Source excerpt:
^^^^^^^^

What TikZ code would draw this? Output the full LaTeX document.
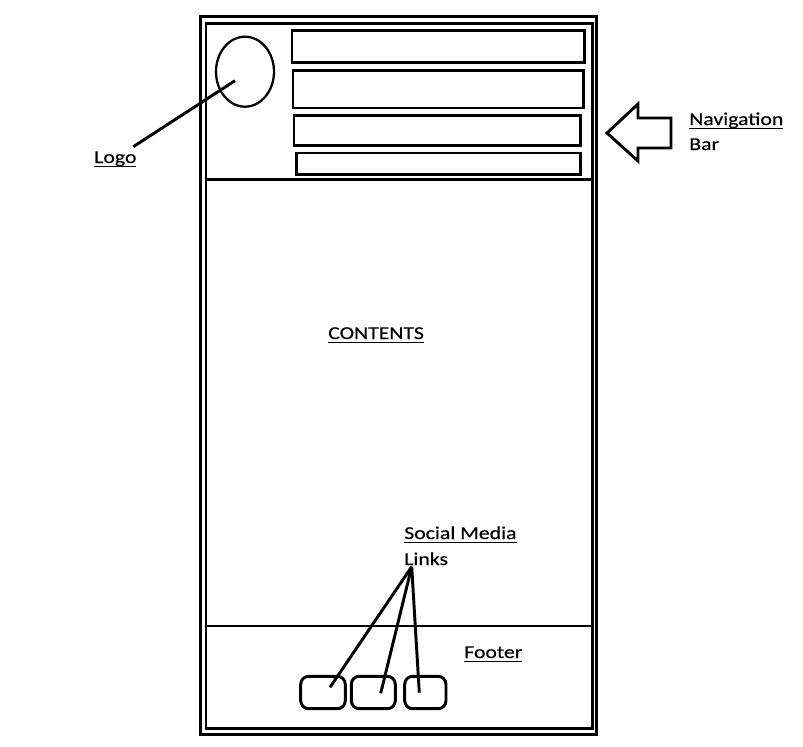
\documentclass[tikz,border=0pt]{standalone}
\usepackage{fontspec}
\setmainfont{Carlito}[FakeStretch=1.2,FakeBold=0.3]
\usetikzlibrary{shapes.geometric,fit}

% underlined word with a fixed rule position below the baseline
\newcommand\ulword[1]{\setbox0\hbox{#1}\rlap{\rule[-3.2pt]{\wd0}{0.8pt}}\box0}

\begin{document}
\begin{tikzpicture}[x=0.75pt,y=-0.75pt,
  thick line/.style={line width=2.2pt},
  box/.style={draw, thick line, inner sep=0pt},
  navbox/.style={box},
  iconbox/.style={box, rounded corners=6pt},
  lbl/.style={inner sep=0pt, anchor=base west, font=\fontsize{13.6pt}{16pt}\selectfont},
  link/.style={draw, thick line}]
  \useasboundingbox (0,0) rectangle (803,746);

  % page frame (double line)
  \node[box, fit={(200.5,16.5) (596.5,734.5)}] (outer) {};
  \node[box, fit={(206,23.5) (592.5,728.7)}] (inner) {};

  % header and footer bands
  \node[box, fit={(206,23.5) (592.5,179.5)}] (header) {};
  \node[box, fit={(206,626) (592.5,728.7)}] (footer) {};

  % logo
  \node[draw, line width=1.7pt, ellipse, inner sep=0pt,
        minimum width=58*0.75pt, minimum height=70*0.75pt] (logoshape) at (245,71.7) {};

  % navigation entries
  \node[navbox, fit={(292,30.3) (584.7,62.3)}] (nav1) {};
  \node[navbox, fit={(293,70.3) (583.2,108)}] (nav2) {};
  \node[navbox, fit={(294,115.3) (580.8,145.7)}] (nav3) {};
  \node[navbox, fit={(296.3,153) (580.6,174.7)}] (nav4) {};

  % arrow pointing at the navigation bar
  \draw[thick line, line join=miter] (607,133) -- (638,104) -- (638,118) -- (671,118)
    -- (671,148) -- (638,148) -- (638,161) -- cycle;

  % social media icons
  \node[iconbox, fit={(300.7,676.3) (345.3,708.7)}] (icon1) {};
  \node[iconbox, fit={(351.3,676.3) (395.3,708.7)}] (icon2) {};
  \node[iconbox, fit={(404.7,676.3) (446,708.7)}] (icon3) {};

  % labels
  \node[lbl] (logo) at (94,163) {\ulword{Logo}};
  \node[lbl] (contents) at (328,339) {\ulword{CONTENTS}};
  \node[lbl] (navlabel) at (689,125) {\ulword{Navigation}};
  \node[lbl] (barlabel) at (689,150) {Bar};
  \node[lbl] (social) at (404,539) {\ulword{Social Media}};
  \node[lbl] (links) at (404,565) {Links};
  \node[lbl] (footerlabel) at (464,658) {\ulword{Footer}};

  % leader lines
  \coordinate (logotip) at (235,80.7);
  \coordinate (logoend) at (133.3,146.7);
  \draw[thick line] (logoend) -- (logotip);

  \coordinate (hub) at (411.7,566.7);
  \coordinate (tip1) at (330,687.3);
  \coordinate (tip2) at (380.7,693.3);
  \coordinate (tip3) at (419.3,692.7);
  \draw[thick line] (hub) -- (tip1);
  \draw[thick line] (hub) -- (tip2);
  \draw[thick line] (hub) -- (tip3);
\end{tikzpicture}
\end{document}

^^^^^^^^

What needs to be done: Would you reproduce the lines above, from the very first through the line containing "(0,0) rectangle (803,746);", exactly and without the pictures?

Output for this exercise:
What TikZ code would draw this? Output the full LaTeX document.
\documentclass[tikz,border=0pt]{standalone}
\usepackage{fontspec}
\setmainfont{Carlito}[FakeStretch=1.2,FakeBold=0.3]
\usetikzlibrary{shapes.geometric,fit}

% underlined word with a fixed rule position below the baseline
\newcommand\ulword[1]{\setbox0\hbox{#1}\rlap{\rule[-3.2pt]{\wd0}{0.8pt}}\box0}

\begin{document}
\begin{tikzpicture}[x=0.75pt,y=-0.75pt,
  thick line/.style={line width=2.2pt},
  box/.style={draw, thick line, inner sep=0pt},
  navbox/.style={box},
  iconbox/.style={box, rounded corners=6pt},
  lbl/.style={inner sep=0pt, anchor=base west, font=\fontsize{13.6pt}{16pt}\selectfont},
  link/.style={draw, thick line}]
  \useasboundingbox (0,0) rectangle (803,746);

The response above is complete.